Ex County Player And Baggies Footballer Honoured With Hawthorns Plaque

Ex County Player And Baggies Footballer Honoured With Hawthorns Plaque

Former Worcestershire player Harold Bache is having a plaque dedicated to his memory unveiled by West Bromwich Albion at the Hawthorns tomorrow on Remembrance Sunday.

Bache died at the battle of Ypres in the First World War aged just 26 after playing cricket for Worcestershire, soccer for the Baggies as well as being an England amateur international footballer and an accomplished lawn tennis player.

After being unveiled pitch-side during the minute’s silence before Sunday’s Barclays Premier League game against Newcastle United, the plaque will be permanently mounted at the East Stand opposite the new Tony Brown statue.

Bache played 20 first class matches between 1907 and 1910 with 17 of them being for Worcestershire and three for Cambridge University and combined this with playing football for Albion.

He made his debut against Surrey at Worcester during the 1907 season, scoring nine in his only innings and holding three catches.

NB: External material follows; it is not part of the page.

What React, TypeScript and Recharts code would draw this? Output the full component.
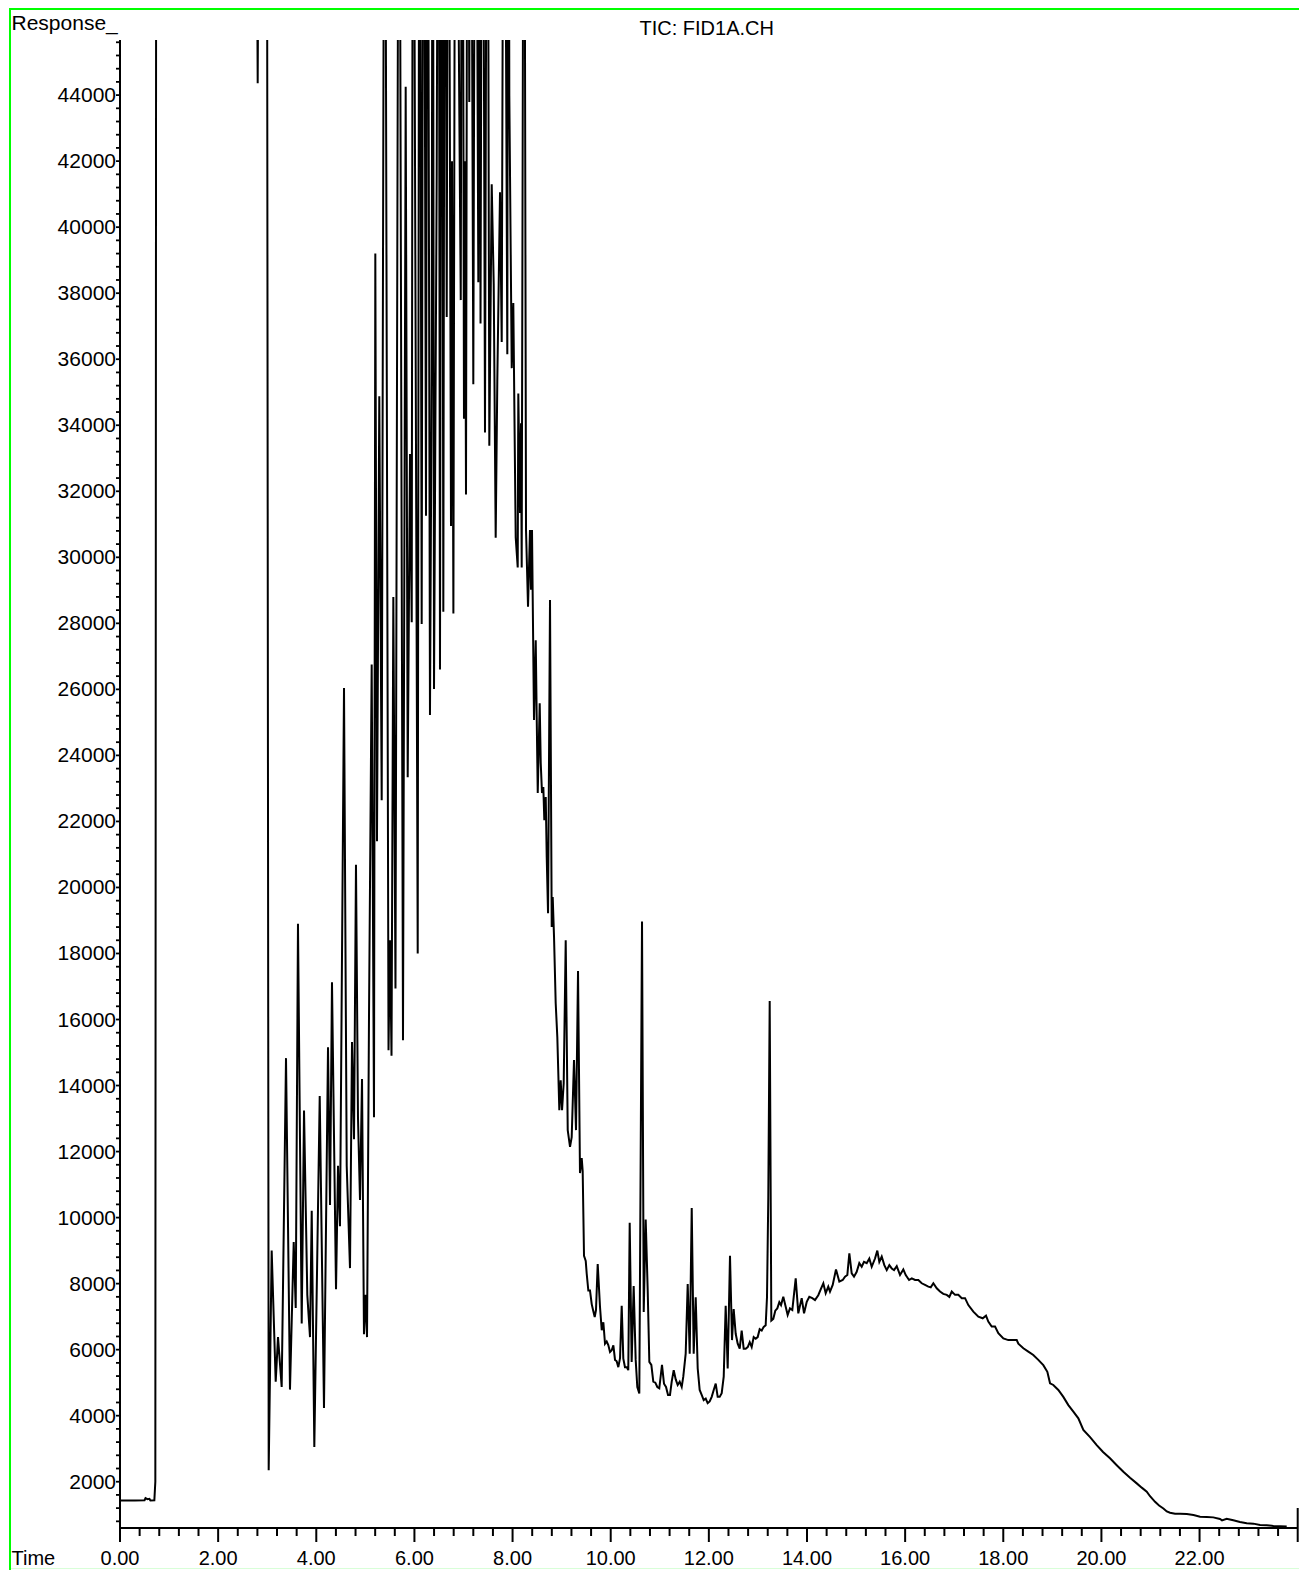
import React from 'react';
import { LineChart, Line, XAxis, YAxis } from 'recharts';

// Retention time (min)
const times: number[] = [
  0.0, 0.3, 0.5, 0.52, 0.56, 0.6, 0.62, 0.7, 0.72, 0.74, 1.5, 2.74,
  2.751, 2.806, 2.853, 2.95, 2.99, 3.03,
  3.091, 3.173, 3.22, 3.295, 3.383, 3.464, 3.54, 3.581, 3.627, 3.703, 3.75, 3.817, 3.872, 3.907, 3.96,
  4.07, 4.157, 4.239, 4.28, 4.32, 4.402, 4.443, 4.483, 4.565, 4.62, 4.687, 4.728, 4.769, 4.809, 4.85, 4.891, 4.932, 4.972,
  5.007, 5.034, 5.074, 5.129, 5.176, 5.203, 5.237, 5.284, 5.333, 5.394, 5.472, 5.502, 5.533, 5.57, 5.614, 5.686, 5.767, 5.822, 5.863, 5.91, 5.945, 5.971,
  6.067, 6.103, 6.148, 6.185, 6.236, 6.267, 6.317, 6.352, 6.373, 6.399, 6.454, 6.491, 6.521, 6.556, 6.589, 6.623, 6.658, 6.69, 6.745, 6.766, 6.794, 6.837, 6.915, 6.944, 6.976,
  7.01, 7.031, 7.051, 7.086, 7.118, 7.143, 7.2, 7.245, 7.302, 7.322, 7.347, 7.387, 7.438, 7.485, 7.526, 7.575, 7.616, 7.656, 7.689, 7.744, 7.779, 7.826, 7.893, 7.913, 7.934, 7.983,
  8.015, 8.064, 8.105, 8.117, 8.152, 8.172, 8.186, 8.233, 8.274, 8.315, 8.355, 8.376, 8.396, 8.437, 8.472, 8.492, 8.513, 8.553, 8.574, 8.6, 8.627, 8.647, 8.676, 8.696, 8.723, 8.763, 8.798, 8.818, 8.845, 8.879, 8.912, 8.953, 8.981,
  9.008, 9.042, 9.083, 9.124, 9.171, 9.205, 9.252, 9.293, 9.334, 9.374, 9.409, 9.429, 9.456, 9.491, 9.511, 9.544, 9.578, 9.613, 9.64, 9.674, 9.7, 9.735, 9.782, 9.817, 9.85, 9.884, 9.918, 9.951, 9.986,
  10.02, 10.054, 10.088, 10.122, 10.155, 10.19, 10.224, 10.257, 10.291, 10.326, 10.358, 10.387, 10.427, 10.468, 10.509, 10.542, 10.583, 10.638, 10.673, 10.713, 10.754, 10.787, 10.828, 10.868, 10.909, 10.95, 10.99,
  11.045, 11.086, 11.127, 11.168, 11.208, 11.243, 11.284, 11.325, 11.365, 11.406, 11.447, 11.479, 11.528, 11.569, 11.61, 11.651, 11.691, 11.732, 11.773, 11.813, 11.854, 11.895, 11.936, 11.976,
  12.017, 12.058, 12.099, 12.14, 12.18, 12.221, 12.262, 12.303, 12.343, 12.384, 12.431, 12.472, 12.506, 12.547, 12.588, 12.629, 12.669, 12.71, 12.751, 12.792, 12.833, 12.873, 12.914, 12.955, 12.995,
  13.036, 13.077, 13.118, 13.158, 13.185, 13.211, 13.24, 13.273, 13.313, 13.354, 13.395, 13.436, 13.471, 13.517, 13.566, 13.606, 13.653, 13.701, 13.77, 13.823, 13.892, 13.94, 13.995,
  14.047, 14.108, 14.163, 14.23, 14.286, 14.333, 14.381, 14.434, 14.469, 14.524, 14.591, 14.659, 14.728, 14.775, 14.822, 14.863, 14.911, 14.958,
  15.013, 15.066, 15.115, 15.162, 15.217, 15.27, 15.319, 15.386, 15.433, 15.474, 15.523, 15.576, 15.625, 15.678, 15.727, 15.774, 15.829, 15.896, 15.963,
  16.012, 16.08, 16.135, 16.202, 16.269, 16.338, 16.405, 16.473, 16.522, 16.575, 16.644, 16.711, 16.778, 16.848, 16.901, 16.95,
  17.017, 17.084, 17.154, 17.221, 17.288, 17.39, 17.492, 17.581, 17.648, 17.695, 17.764, 17.832, 17.899,
  18.001, 18.103, 18.192, 18.274, 18.307, 18.409, 18.51, 18.612, 18.714, 18.816, 18.898, 18.953,
  19.02, 19.122, 19.224, 19.326, 19.428, 19.53, 19.632, 19.769, 19.904,
  20.033, 20.175, 20.312, 20.447, 20.583, 20.72, 20.822, 20.924, 20.991,
  21.093, 21.175, 21.263, 21.332, 21.399, 21.501, 21.603, 21.74, 21.876,
  22.01, 22.147, 22.28, 22.417, 22.457, 22.553, 22.688, 22.824, 22.961,
  23.097, 23.233, 23.369, 23.505, 23.64, 23.776,
];

// Detector response
const responses: number[] = [
  1430, 1430, 1440, 1500, 1470, 1480, 1430, 1440, 2000, 60000, 60000, 60000,
  60000, 44360, 60000, 60000, 60000, 2350,
  9000, 5030, 6380, 4870, 14830, 4790, 9260, 7260, 18900, 6790, 13240, 7660, 6380, 10210, 3050,
  13680, 4230, 15160, 10380, 17130, 7830, 11570, 9740, 26040, 11570, 8470, 15320, 12370, 20690, 13020, 10530, 14200, 6470,
  7660, 6380, 16040, 26750, 13040, 39200, 21400, 34880, 22640, 60000, 15070, 18400, 14900, 28800, 16940, 60000, 15370, 44250, 23340, 33130, 28030, 60000,
  18000, 60000, 27980, 60000, 31260, 60000, 25220, 35600, 60000, 26010, 41580, 60000, 26600, 60000, 28350, 60000, 37280, 60000, 30950, 42000, 28300, 60000, 43420, 37790, 60000,
  34200, 42000, 31900, 60000, 43790, 60000, 35240, 60000, 38330, 60000, 37080, 60000, 33780, 60000, 33380, 41300, 38280, 30590, 35330, 41060, 36520, 60000, 36150, 60000, 43980, 35730,
  37700, 30600, 29690, 34960, 31340, 34060, 29690, 60000, 30830, 28500, 30830, 29020, 30830, 25070, 27490, 25160, 22860, 25580, 23770, 22860, 23040, 22040, 22740, 20920, 19220, 28710, 18800, 19710, 18500, 16490, 15470, 13250, 14160,
  13250, 14070, 18400, 12650, 12140, 12440, 14770, 12650, 17470, 11350, 11800, 11400, 8840, 8690, 8300, 7790, 7790, 7380, 7200, 6990, 7200, 8590, 7290, 6590, 6830, 6180, 6250, 6140, 5930,
  5980, 6130, 5690, 5650, 5470, 5740, 7330, 5730, 5470, 5470, 5380, 9840, 5630, 7930, 5690, 4870, 4670, 18970, 7140, 9940, 7790, 5630, 5540, 5030, 5000, 4870, 4830,
  5540, 4970, 4870, 4630, 4630, 5030, 5380, 5100, 4930, 5030, 4870, 5180, 5880, 7990, 5880, 10290, 5880, 7590, 5430, 4780, 4630, 4470, 4520, 4380,
  4430, 4570, 4780, 4970, 4570, 4570, 4680, 5180, 7330, 5430, 8840, 6290, 7230, 6480, 6180, 6030, 6580, 6030, 6030, 6080, 6230, 6080, 6380, 6330, 6380,
  6620, 6580, 6690, 6740, 7590, 10590, 16560, 6880, 6930, 7180, 7250, 7440, 7350, 7600, 7300, 7050, 7250, 7200, 8160, 7100, 7560, 7100, 7450,
  7600, 7560, 7500, 7650, 7850, 8010, 7710, 7910, 7760, 7960, 8430, 8060, 8110, 8210, 8260, 8920, 8310, 8210,
  8360, 8620, 8510, 8660, 8620, 8760, 8510, 8760, 9000, 8660, 8820, 8560, 8410, 8560, 8460, 8410, 8530, 8260, 8430,
  8260, 8110, 8160, 8110, 8110, 8010, 7960, 7910, 7890, 8010, 7860, 7760, 7690, 7660, 7600, 7760,
  7660, 7660, 7560, 7560, 7350, 7150, 7000, 6950, 7030, 6850, 6700, 6700, 6500,
  6340, 6290, 6290, 6290, 6180, 6040, 5940, 5840, 5690, 5530, 5330, 4980,
  4930, 4780, 4570, 4320, 4120, 3920, 3570, 3350, 3110,
  2900, 2710, 2500, 2300, 2120, 1950, 1820, 1700, 1560,
  1390, 1280, 1190, 1100, 1060, 1030, 1030, 1020, 990,
  940, 930, 920, 870, 830, 880, 830, 780, 740,
  730, 690, 680, 660, 650, 640,
];

const xMajorTicks: number[] = [0, 2, 4, 6, 8, 10, 12, 14, 16, 18, 20, 22];
const xMajorLabels: string[] = ['0.00', '2.00', '4.00', '6.00', '8.00', '10.00', '12.00', '14.00', '16.00', '18.00', '20.00', '22.00'];
const yMajorTicks: number[] = [2000, 4000, 6000, 8000, 10000, 12000, 14000, 16000, 18000, 20000, 22000, 24000, 26000, 28000, 30000, 32000, 34000, 36000, 38000, 40000, 42000, 44000];
const yMajorLabels: string[] = yMajorTicks.map((v) => String(v));

const X_DOMAIN: [number, number] = [0, 24];
const Y_DOMAIN: [number, number] = [598, 45669];

const data = times.map((t, i) => ({ t, r: responses[i] }));

const xTicks: number[] = [];
for (let i = 0; i <= 60; i++) xTicks.push(Math.round(i * 40) / 100);
const yTicks: number[] = [];
for (let v = 800; v <= 45600; v += 400) yTicks.push(v);

const FONT = 'Arial, "Liberation Sans", Helvetica, sans-serif';

const XTick = (props: any) => {
  const { x, y, payload } = props;
  const v: number = payload.value;
  if (v >= 24) {
    return <line x1={x} x2={x} y1={y - 20} y2={y + 14} stroke="#000" strokeWidth={2} />;
  }
  const idx = xMajorTicks.findIndex((m) => Math.abs(m - v) < 1e-6);
  const isMajor = idx >= 0;
  return (
    <g>
      <line x1={x} x2={x} y1={y} y2={y + (isMajor ? 14 : 8)} stroke="#000" strokeWidth={2} />
      {isMajor && (
        <text x={x} y={y + 37} textAnchor="middle" fontSize={20} fontFamily={FONT} fill="#000">
          {xMajorLabels[idx]}
        </text>
      )}
    </g>
  );
};

const YTick = (props: any) => {
  const { x, y, payload } = props;
  const v: number = payload.value;
  const idx = yMajorTicks.indexOf(v);
  return (
    <g>
      <line x1={x - 4} x2={x} y1={y} y2={y} stroke="#000" strokeWidth={1.8} />
      {idx >= 0 && (
        <text x={x - 4} y={y + 7} textAnchor="end" fontSize={21} fontFamily={FONT} fill="#000">
          {yMajorLabels[idx]}
        </text>
      )}
    </g>
  );
};

export default function App() {
  return (
    <div style={{ position: 'absolute', left: 0, top: 0, width: 1299, height: 1570, background: '#fff', overflow: 'hidden' }}>
      <LineChart width={1299} height={1570} data={data} margin={{ top: 40, right: 1.3, bottom: 0, left: 0 }}>
        <XAxis
          dataKey="t"
          type="number"
          domain={X_DOMAIN}
          allowDataOverflow
          ticks={xTicks}
          interval={0}
          height={42}
          tickSize={0}
          tickMargin={0}
          tickLine={false}
          axisLine={{ stroke: '#000', strokeWidth: 2 }}
          tick={<XTick />}
        />
        <YAxis
          type="number"
          domain={Y_DOMAIN}
          allowDataOverflow
          ticks={yTicks}
          interval={0}
          width={120}
          tickSize={0}
          tickMargin={0}
          tickLine={false}
          axisLine={{ stroke: '#000', strokeWidth: 2 }}
          tick={<YTick />}
        />
        <Line
          type="linear"
          dataKey="r"
          stroke="#000"
          strokeWidth={2}
          dot={false}
          activeDot={false}
          isAnimationActive={false}
        />
      </LineChart>
      <svg width={1299} height={1570} style={{ position: 'absolute', left: 0, top: 0, pointerEvents: 'none' }}>
        <line x1={9} x2={1299} y1={9} y2={9} stroke="#00ff00" strokeWidth={2} />
        <line x1={10} x2={10} y1={8} y2={1570} stroke="#00ff00" strokeWidth={2} />
        <line x1={11} x2={1299} y1={1568.5} y2={1568.5} stroke="#d8ffd8" strokeWidth={1} />
        <text x={11.5} y={30} fontSize={21} fontFamily={FONT} fill="#000">Response_</text>
        <text x={706.7} y={35} fontSize={20} fontFamily={FONT} fill="#000" textAnchor="middle">TIC: FID1A.CH</text>
        <text x={11.5} y={1565} fontSize={20} fontFamily={FONT} fill="#000">Time</text>
      </svg>
    </div>
  );
}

His top score of 36 came against Middlesex at Lord's in 1910 and in the same season took two of his three career wickets against the same opposition at Worcester in Patsy Hendren and Jack Hearne.

But 1914 changed everything. On August 4, after Bache had won two lawn tennis events in Kidderminster, war was declared.

On September 2, he was in the Albion team which started the season with a 2-1 win at Newcastle.

Just 17 days later he walked into a recruitment office and joined up specifically asking for a Commission in the combat unit of the Lancashire Fusiliers.

On Flanders Field, he was a grenade officer, in charge of bomb throwers, squads known in the trenches as “the suicide club.”

On February 15, 1916, the seemingly inevitable happened and on a battlefield in Ypres he was gunned down by a sniper’s bullet. His life was over at the age of just 26 years and 179 days.